The 1925 Paris Exposition des Arts Decoratifs et Industriels would give its name to an entire era. Set designers and costumers used Art Deco's bold style to bring cinematic glamour to factory girls, gangsters and socialites alike, and jewelry design was no exception: more than any other period, opulent Deco geometry immediately evokes the elegance of Hollywood in the 20s and 30s. But like any good prop, jewelry needs to say something about character and conflict, and Art Deco, with its infinitely malleable visual
idiom, said it with grace, wit and danger. Join jewelry historian Lisa Schoening on a walk through the glittering jewel box of Art Deco Hollywood, and enjoy Joan Crawford and Clark Gable in 1931's POSSESSED, a film about a girl who dreams big, snags the guy and gets to keep the jewelry.

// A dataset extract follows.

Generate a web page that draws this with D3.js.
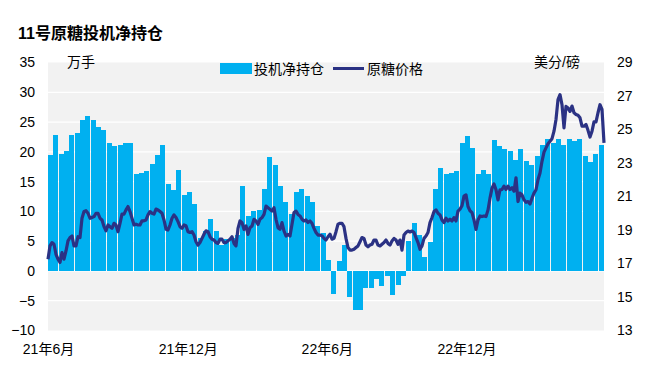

POSSESSED, 1931, Warner Bros., 76 min. Dir. Clarence Brown. Factory worker Joan Crawford becomes high-powered attorney running for political office, Clark Gable's mistress in this pre-Code classic of sex, Depression-era politics and star chemistry. Crawford's role set the tone for her many movies to come in which she would play working girls on the rise. In this, their third film together, Crawford and Gable clicked onscreen with audiences and each other, engaging in a passionate affair that was widely gossiped about on the MGM lot.